A constatação de que esse trecho da Floresta Nacional do Tapajós libera mais dióxido de carbono do que absorve foi feita pelo norte-americano Steven Wofsy, da Universidade de Harvard, um dos participantes do LBA, megaprojeto internacional de US$ 80 milhões que, desde 1999, reúne mais de 300 pesquisadores da América Latina, Europa e Estados Unidos, sob a liderança do Brasil. O cientista, no entanto, evita fazer qualquer comentário mais geral sobre o papel da Amazônia a longo prazo no balanço global do dióxido de carbono. “Em toda a floresta, esperamos ver diversos padrões, com áreas perdendo e ganhando carbono”, disse Wofsy em entrevista à edição de fevereiro da revista Environmental Science&Technology. “No caso específico da torre de Santarém, o déficit anual é de cerca de meia tonelada de carbono por hectare”, afirma Paulo Artaxo, do Instituto de Física da Universidade de São Paulo, um dos coordenadores do LBA.

O mar e a floresta
Para Wofsy, a causa do inédito saldo negativo no fluxo de dióxido de carbono medido na torre em Santarém tem relação com efeitos sobre o clima da região provocados na década passada por sucessivos El Niños, o aquecimento anormal das águas superficiais do Pacífico Sul que altera os índices de chuva e as temperaturas em várias partes do globo. Em razão de quatro El Niños registrados nos anos 90, houve menos chuvas na região do Tapajós e mais árvores sucumbiram à seca prolongada. Com o fim dos efeitos dessa anomalia climática, os níveis de umidade na Amazônia, normalmente altos, voltaram ao patamar usual e aceleraram o apodrecimento da grande quantidade de troncos e vegetais que não resistiram à estiagem. Resultado: a taxa de decomposição da abundante madeira morta tornou-se tão elevada que os níveis de liberação de dióxido de carbono ultrapassaram os seus índices de absorção pela fotossíntese da floresta. Apesar de a parte viva da matatambém ter respondido positivamente ao restabelecimento da umidade na região, o crescimento das árvores sadias – leia-se, a assimilação de CO2 – não foi tão expressivo a ponto de superar a quantidade de gás exalada pelo decaimento dos restos de vegetação.

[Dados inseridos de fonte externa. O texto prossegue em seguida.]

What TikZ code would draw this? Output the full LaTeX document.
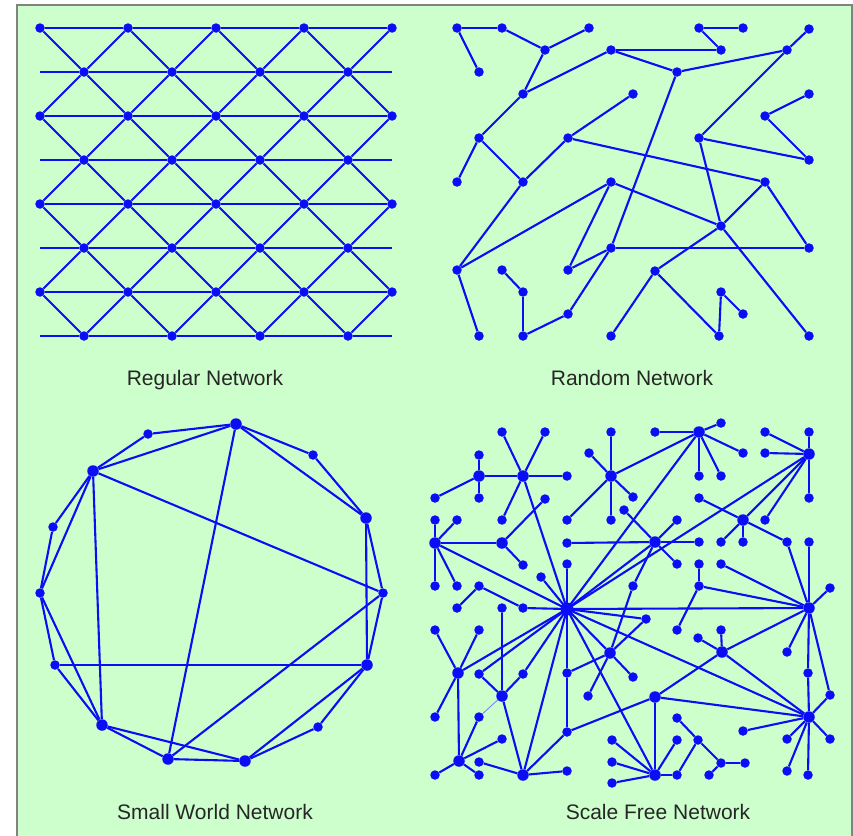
\documentclass[tikz,border=0pt]{standalone}
\usepackage{fontspec}
\setmainfont{Liberation Sans}
\usepackage{xcolor}
\usepackage{tikz}

\definecolor{netblue}{RGB}{12,12,245}
\definecolor{panelgreen}{RGB}{204,255,204}
\definecolor{framegray}{RGB}{130,130,130}

\begin{document}
\begin{tikzpicture}[x=1pt,y=-1pt,
  dot/.style={circle, fill=netblue, inner sep=0pt, minimum size=9.5pt},
  hub/.style={dot, minimum size=11.5pt},
  link/.style={draw=netblue, line width=2.1pt},
  caption/.style={text=black!85, font=\fontsize{21}{25}\selectfont}]
  \useasboundingbox (0,0) rectangle (853,835);
  \draw[framegray, fill=panelgreen, line width=1.5pt] (17,5) rectangle (852,850);

  % regular lattice
  \foreach \r in {0,2,4,6}
    \foreach \c in {0,...,4}
      \node[dot] (g\r-\c) at ({40+88*\c},{28+44*\r}) {};
  \foreach \r in {1,3,5,7} {
    \foreach \c in {0,...,3}
      \node[dot] (g\r-\c) at ({84+88*\c},{28+44*\r}) {};
    \coordinate (gl\r) at (40,{28+44*\r});
    \coordinate (gr\r) at (392,{28+44*\r});
  }
  \foreach \r in {0,2,4,6}
    \draw[link] (g\r-0) -- (g\r-1) -- (g\r-2) -- (g\r-3) -- (g\r-4);
  \foreach \r in {1,3,5,7}
    \draw[link] (gl\r) -- (g\r-0) -- (g\r-1) -- (g\r-2) -- (g\r-3) -- (gr\r);
  \foreach \r/\u in {1/0,3/2,5/4,7/6}
    \foreach \c in {0,...,3} {
      \pgfmathtruncatemacro\n{\c+1}
      \draw[link] (g\u-\c) -- (g\r-\c) -- (g\u-\n);
    }
  \foreach \r/\d in {1/2,3/4,5/6}
    \foreach \c in {0,...,3} {
      \pgfmathtruncatemacro\n{\c+1}
      \draw[link] (g\d-\c) -- (g\r-\c) -- (g\d-\n);
    }
  \node[caption] (regcap) at (205,380) {Regular Network};

  % random graph
  \foreach \n/\x/\y in {1/457/28, 2/502/28, 3/589/28, 4/479/72, 5/545/50,
      6/611/50, 7/699/28, 8/743/28, 9/721/50, 10/809/29, 11/787/50,
      12/677/72, 13/523/94, 14/633/94, 15/809/94, 16/765/116, 17/479/138,
      18/568/138, 19/699/138, 20/809/160, 21/457/182, 22/523/182,
      23/611/182, 24/765/182, 25/721/226, 26/611/248, 27/809/248,
      28/457/270, 29/502/270, 30/568/270, 31/655/271, 32/523/292,
      33/721/292, 34/743/314, 35/568/314, 36/479/336, 37/523/336,
      38/611/336, 39/719/336, 40/809/336}
    \node[dot] (r\n) at (\x,\y) {};
  \foreach \a/\b in {1/2, 1/4, 2/5, 5/3, 5/13, 13/6, 6/9, 6/12, 7/8, 7/9,
      12/11, 11/10, 11/19, 12/26, 13/17, 17/21, 17/22, 22/18, 18/14,
      22/28, 18/24, 16/15, 16/20, 19/20, 19/25, 23/28, 23/25, 23/30,
      30/26, 26/27, 24/25, 25/31, 24/27, 25/40, 26/35, 35/37, 37/32,
      32/29, 28/36, 31/38, 31/39, 39/33, 33/34}
    \draw[link] (r\a) -- (r\b);
  \node[caption] (randcap) at (632,378) {Random Network};

  % small world ring
  \foreach \n/\x/\y/\s in {1/236/424/hub, 2/148/434/dot, 3/313/455/dot,
      4/93/471/hub, 5/366/518/hub, 6/53/527/dot, 7/383/593/dot,
      8/40/593/dot, 9/367/665/hub, 10/55/665/dot, 11/318/727/dot,
      12/102/725/hub, 13/168/759/hub, 14/245/761/hub}
    \node[\s] (s\n) at (\x,\y) {};
  \foreach \a/\b in {1/3, 3/5, 5/7, 7/9, 9/11, 11/14, 14/13, 13/12, 12/10,
      10/8, 8/6, 6/4, 4/2, 2/1, 1/5, 5/9, 9/14, 14/12, 12/8, 8/4, 4/1,
      1/13, 4/7, 4/12, 7/13, 10/9}
    \draw[link] (s\a) -- (s\b);
  \node[caption] (smallcap) at (215,812) {Small World Network};

  % scale free: hubs, then leaves
  \foreach \n/\x/\y in {h0/567/609, h1/479/476, h2/523/476, h3/611/476,
      h4/435/543, h5/502/543, h6/655/542, h7/699/432, h8/809/454,
      h9/743/520, h10/809/608, h11/809/717, h12/722/652, h13/458/673,
      h14/502/696, h15/610/653, h16/459/761, h17/523/775, h18/655/697,
      h19/655/775}
    \node[hub] (\n) at (\x,\y) {};
  \node[hub, minimum size=13pt] at (h0) {};
  \foreach \n/\x/\y in {f1/479/455, f2/479/498, f3/435/498, f4/502/432,
      f5/545/432, f6/567/476, f7/502/520, f8/611/432, f9/589/453,
      f10/633/497, f11/611/520, f12/567/520, f13/435/520, f14/457/520,
      f15/435/586, f16/457/586, f17/545/499, f18/523/565, f19/567/543,
      f20/567/564, f21/541/577, f22/479/586, f23/457/608, f24/523/608,
      f25/502/608, f26/624/510, f27/677/520, f28/699/542, f29/677/564,
      f30/633/586, f31/655/432, f32/721/423, f33/743/453, f34/699/476,
      f35/721/476, f36/699/498, f37/721/542, f38/743/542, f39/765/520,
      f40/787/542, f41/765/432, f42/765/453, f43/809/432, f44/809/498,
      f45/809/542, f46/830/588, f47/721/564, f48/699/564, f49/699/586,
      f50/677/630, f51/646/619, f52/588/696, f53/633/677, f54/567/673,
      f55/567/732, f56/721/630, f57/698/638, f58/787/652, f59/808/673,
      f60/830/695, f61/743/731, f62/787/739, f63/830/739, f64/787/771,
      f65/808/775, f66/677/718, f67/698/740, f68/677/775, f69/721/763,
      f70/745/763, f71/709/775, f72/677/740, f73/612/740, f74/612/762,
      f75/612/783, f76/435/630, f77/479/630, f78/435/717, f79/479/717,
      f80/502/739, f81/435/775, f82/479/775, f83/479/762, f84/567/771,
      f85/479/674, f86/523/674}
    \node[dot] (\n) at (\x,\y) {};
  \foreach \a/\b in {h1/h2, h1/f1, h1/f2, h1/f3,
      h2/f4, h2/f5, h2/f6, h2/f7, h2/h0,
      h3/f8, h3/f9, h3/f10, h3/f11, h3/f12, h3/h7,
      h4/f13, h4/f14, h4/f15, h4/f16, h4/h5, h4/h0, h5/f17, h5/f18,
      h6/f19, h6/f26, h6/f27, h6/f28, h6/f29, h6/f30, h6/h0,
      h0/f20, h0/f21, h0/f24, h0/h7, h0/h8, h0/h10, h0/h11, h0/f51,
      h0/h15, h0/f54, h0/h13, h0/f85, h0/f86, h0/h17, h0/h19,
      f22/f23, f22/f24,
      h7/f31, h7/f32, h7/f33, h7/f34, h7/f35,
      h8/f39, h8/f41, h8/f42, h8/f43, h8/f44, h8/h9,
      h9/f36, h9/f37, h9/f38, h9/f40,
      h10/f40, h10/f45, h10/f46, h10/f47, h10/f49, h10/h12, h10/f58,
      h10/f59, h10/f60, f48/f49, f49/f50,
      h15/f51, h15/f52, h15/f53, h15/f54, h15/f30,
      f54/f55, f55/h17, f55/h18,
      h12/f56, h12/f57, h12/h18, h12/h11,
      h11/f59, h11/f60, h11/f61, h11/f62, h11/f63, h11/f64, h11/f65,
      h11/h18, h18/h19,
      h19/f68, h19/f72, h19/f73, h19/f74, h19/f75,
      f66/f67, f67/f68, f67/f69, f69/f70, f69/f71,
      h13/f76, h13/f77, h13/f78, h13/h16,
      h16/f79, h16/f80, h16/f81, h16/f82,
      h14/f25, h14/f85, h14/f86, h14/h17, h17/f83, h17/f84}
    \draw[link] (\a) -- (\b);
  \draw[link, draw=netblue!55, line width=0.8pt] (h14) -- (f79);
  \node[caption] (freecap) at (658,812) {Scale Free Network};
\end{tikzpicture}
\end{document}
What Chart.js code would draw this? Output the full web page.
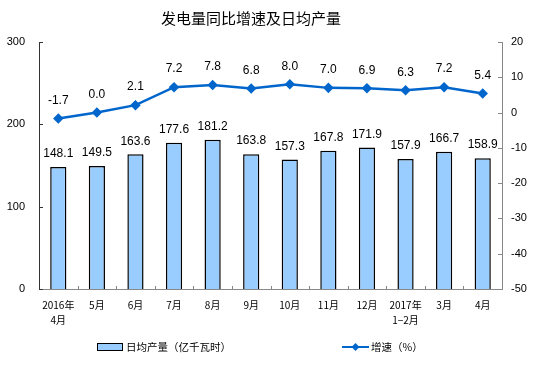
<!DOCTYPE html>
<html><head><meta charset="utf-8">
<script src="https://cdn.jsdelivr.net/npm/chart.js@4/dist/chart.umd.min.js"></script>
<style>html,body{margin:0;padding:0;background:#fff}#wrap{width:554px;height:382px}</style>
</head><body><div id="wrap"><canvas id="c" width="554" height="382"></canvas></div>
<script>
const categories = [["2016年","4月"],"5月","6月","7月","8月","9月","10月","11月","12月",["2017年","1−2月"],"3月","4月"];
const dailyOutput = [148.1,149.5,163.6,177.6,181.2,163.8,157.3,167.8,171.9,157.9,166.7,158.9];
const growthRate = [-1.7,0.0,2.1,7.2,7.8,6.8,8.0,7.0,6.9,6.3,7.2,5.4];
const leftTicks = [0,100,200,300];
const rightTicks = [-50,-40,-30,-20,-10,0,10,20];
const titleText = "发电量同比增速及日均产量";
const barLabel = "日均产量（亿千瓦时）";
const lineLabel = "增速（%）";

const LINE_COLOR = "#0066CC";
const BAR_COLOR = "#99CCFF";
const NUM_FONT = "'Liberation Sans', Arial, sans-serif";
const CJK_FONT = "'Noto Sans CJK SC', 'Liberation Sans', sans-serif";

const extras = {
  id: 'extras',
  afterDraw(chart) {
    const ctx = chart.ctx;
    const a = chart.chartArea;
    const x = chart.scales.x, y = chart.scales.y, y1 = chart.scales.y1;
    ctx.save();
    ctx.lineWidth = 1;
    ctx.strokeStyle = "#333";
    ctx.beginPath(); ctx.moveTo(Math.round(a.left)+0.5, a.top); ctx.lineTo(Math.round(a.left)+0.5, a.bottom); ctx.stroke();
    ctx.strokeStyle = "#888";
    ctx.beginPath(); ctx.moveTo(Math.round(a.right)+0.5, a.top); ctx.lineTo(Math.round(a.right)+0.5, a.bottom); ctx.stroke();
    ctx.beginPath(); ctx.moveTo(a.left, Math.round(a.bottom)+0.5); ctx.lineTo(a.right+1, Math.round(a.bottom)+0.5); ctx.stroke();
    ctx.strokeStyle = "#333";
    leftTicks.forEach(v => { const py = Math.round(y.getPixelForValue(v))+0.5; ctx.beginPath(); ctx.moveTo(a.left, py); ctx.lineTo(a.left+4, py); ctx.stroke(); });
    ctx.strokeStyle = "#888";
    rightTicks.forEach(v => { const py = Math.round(y1.getPixelForValue(v))+0.5; ctx.beginPath(); ctx.moveTo(a.right-4, py); ctx.lineTo(a.right, py); ctx.stroke(); });
    const n = categories.length;
    for (let i = 1; i < n; i++) {
      const px = Math.round((x.getPixelForValue(i-1) + x.getPixelForValue(i))/2)+0.5;
      ctx.beginPath(); ctx.moveTo(px, a.bottom); ctx.lineTo(px, a.bottom-3); ctx.stroke();
    }
    ctx.fillStyle = "#000";
    ctx.font = "12px " + NUM_FONT;
    ctx.textAlign = "center";
    ctx.textBaseline = "middle";
    const mb = chart.getDatasetMeta(1);
    mb.data.forEach((el, i) => { ctx.fillText(dailyOutput[i].toFixed(1), el.x, el.y - 13); });
    const ml = chart.getDatasetMeta(0);
    ml.data.forEach((el, i) => { ctx.fillText(growthRate[i].toFixed(1), el.x, el.y - 18); });
    ctx.font = "15px " + CJK_FONT;
    ctx.fillText(titleText, 251, 18);
    ctx.fillStyle = BAR_COLOR; ctx.strokeStyle = "#000";
    ctx.fillRect(97.5, 343.5, 25, 7); ctx.strokeRect(97.5, 343.5, 25, 7);
    ctx.fillStyle = "#000";
    ctx.font = "10.5px " + CJK_FONT;
    ctx.textAlign = "left";
    ctx.fillText(barLabel, 126, 347.5);
    ctx.strokeStyle = LINE_COLOR; ctx.lineWidth = 2;
    ctx.beginPath(); ctx.moveTo(342, 347); ctx.lineTo(369, 347); ctx.stroke();
    ctx.fillStyle = LINE_COLOR;
    ctx.beginPath(); ctx.moveTo(355.5, 343); ctx.lineTo(359.5, 347); ctx.lineTo(355.5, 351); ctx.lineTo(351.5, 347); ctx.closePath(); ctx.fill();
    ctx.fillStyle = "#000";
    ctx.fillText(lineLabel, 371, 347.5);
    ctx.restore();
  }
};

new Chart(document.getElementById('c'), {
  data: {
    labels: categories,
    datasets: [
      { type: 'line', label: lineLabel, data: growthRate, yAxisID: 'y1', order: 0,
        borderColor: LINE_COLOR, backgroundColor: LINE_COLOR, borderWidth: 2.5,
        pointStyle: 'rectRot', pointRadius: 3.5, pointHoverRadius: 3.5, tension: 0 },
      { type: 'bar', label: barLabel, data: dailyOutput, yAxisID: 'y', order: 1,
        backgroundColor: BAR_COLOR, borderColor: "#000", borderWidth: 1.5,
        categoryPercentage: 1, barPercentage: 0.42 }
    ]
  },
  options: {
    responsive: false, animation: false,
    layout: { padding: { top: 42, left: 0, right: 0, bottom: 0 } },
    plugins: { legend: { display: false }, title: { display: false }, tooltip: { enabled: false } },
    scales: {
      x: {
        grid: { display: false, drawTicks: false }, border: { display: false },
        ticks: { color: "#000", font: { size: 10, family: CJK_FONT, lineHeight: 1.45 }, padding: 9, maxRotation: 0, autoSkip: false },
        afterFit(s) { s.height = 93; }
      },
      y: {
        position: 'left', min: 0, max: 300,
        grid: { display: false, drawTicks: false }, border: { display: false },
        afterBuildTicks(s) { s.ticks = leftTicks.map(v => ({ value: v })); },
        ticks: { color: "#000", font: { size: 11, family: NUM_FONT }, padding: 14 },
        afterFit(s) { s.width = 39; }
      },
      y1: {
        position: 'right', min: -50, max: 20,
        grid: { display: false, drawTicks: false }, border: { display: false },
        afterBuildTicks(s) { s.ticks = rightTicks.map(v => ({ value: v })); },
        ticks: { color: "#000", font: { size: 11, family: NUM_FONT }, padding: 9 },
        afterFit(s) { s.width = 52; }
      }
    }
  },
  plugins: [extras]
});
</script></body></html>
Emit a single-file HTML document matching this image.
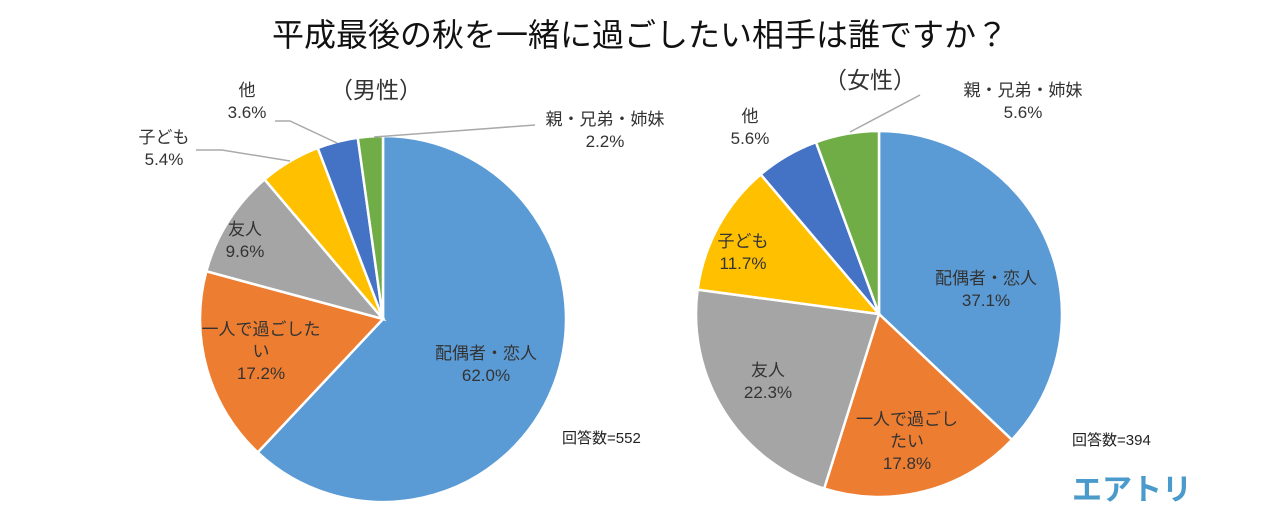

A maioria dos cientistas acredita que a floresta tropical é capaz de absorver mais CO2 do que emitir. Em termos práticos, essa visão confere à Amazônia, implicitamente, o papel de retirar uma parte do excesso desse gás presente na atmosfera e, assim, minorar o aumento do efeito estufa. Dados recentes de quase todas as torres do LBA são compatíveis com essa teoria. No entanto, a quantidade de dióxido de carbono assimilada naturalmente por esse ecossistema é, segundo as medições mais atuais, igual ou apenas ligeiramente maior do que a expelida, com um saldo anual positivo entre 1 e 2 toneladas de carbono por hectare de floresta – e não de 6 ou 8 toneladas, como estudos mais antigos chegaram a indicar. Ou seja, o efeito limpante da Amazônia sobre a atmosfera parece existir, mas pode ser bem mais modesto do que se pensava.

Impacto do calor
A perda de carbono detectada pela torre de Santarém, obviamente, não bate com a premissa acima e poderia ser considerada apenas um evento isolado. Uma exceção à regra. Isso até pode ser verdade, mas as inusitadas medições na Floresta Nacional do Tapajós se tornam ainda mais interessantes quando comparadas com os resultados de outro trabalho recente, feito num ambiente semelhante à Amazônia. Num artigo publicado na edição de 13 de maio da revista científica Proceedings of the National Academy of Sciences, dos Estados Unidos, pesquisadores da Universidade de Missouri sugerem que as árvores da floresta tropical de La Selva, na Costa Rica, crescem menos e tornam negativo seu balanço de carbono em períodos mais quentes, sobretudo em anos com El Niño pronunciado como na temporada 87-88. Depois de analisar o fluxo de carbono de 1984 a 2000 em La Selva, os autores do estudo perceberam que, quando as temperaturas se elevavam demais, a vegetação arbórea da região passava a emitir mais CO2 do que absorver. Como se vê, se o assunto é perda de carbono em ano de El Niño, as florestas de Santarém e La Selva parecem exibir comportamento semelhantes. “Para elucidar a influência do ecossistema tropical sobre o efeito estufa, precisam ser feitas medições em outros locais e por prazos ainda mais longos”, comenta Artaxo.